Iceberg vs. The Rest: Performance & Cost Showdown
What are the performance numbers to compare the table formats? At scale that is a big factor to adopt something new like Iceberg.
Workload (1 TB TPC-DS, 8 vCPU) | Iceberg | Delta | Hudi |
---|---|---|---|
Pure scans (Q3, Q96) | 1 × baseline | 1.1 × | 1.2 × |
Merge-heavy (Q18) | 1.4 × | 1 × baseline | 1.1 × |
Incremental read | 1 batch / min | Change Feed @ 10 s | Hudi MOR @ 3 s |
Cost angles:
- Snapshot & manifest files add ~0.5 % storage overhead—cheap.
- Biggest spend is still read I/O; schedule weekly
rewrite_data_files
+compact
to keep file sizes sweet-spot (256 MB). - Resist the urge to bucket by every dimension—Iceberg stats already prune aggressively.
My Takeaway: Iceberg is fastest for large, append-only analytics; Delta/Hudi gain edge once your workload hammers a lot of updates.
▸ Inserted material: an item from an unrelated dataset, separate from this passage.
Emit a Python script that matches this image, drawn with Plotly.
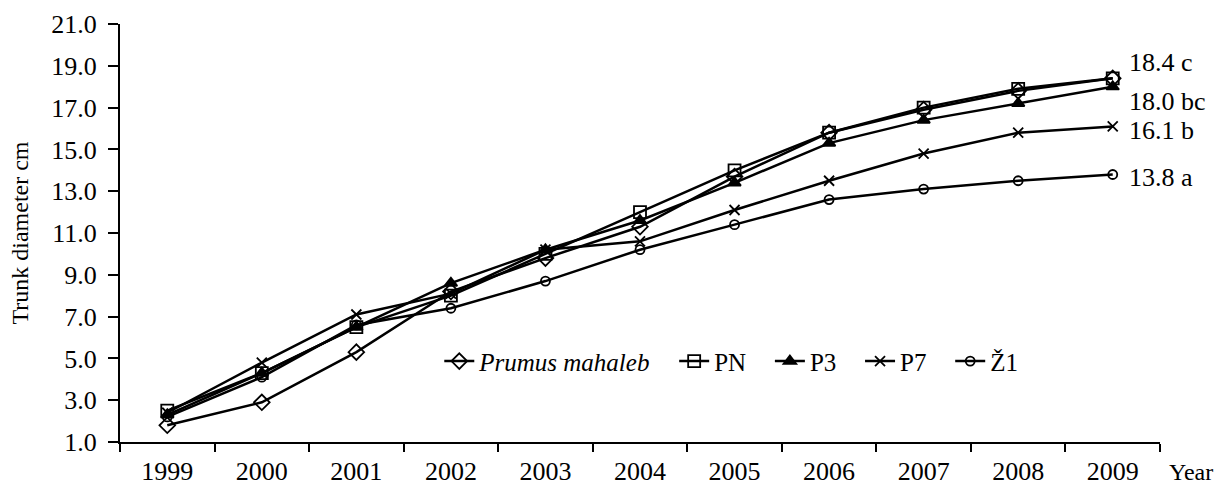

Iceberg delivers warehouse-class reliability, schema flexibility, and time travel—without shackling you to a closed ecosystem. It also has the highest levels of support in the data platform ecosystem. Iceberg actually just makes the lakehouse promise a reality. Lakehouse architectures will finally be stable enough to trust in production. That's exciting!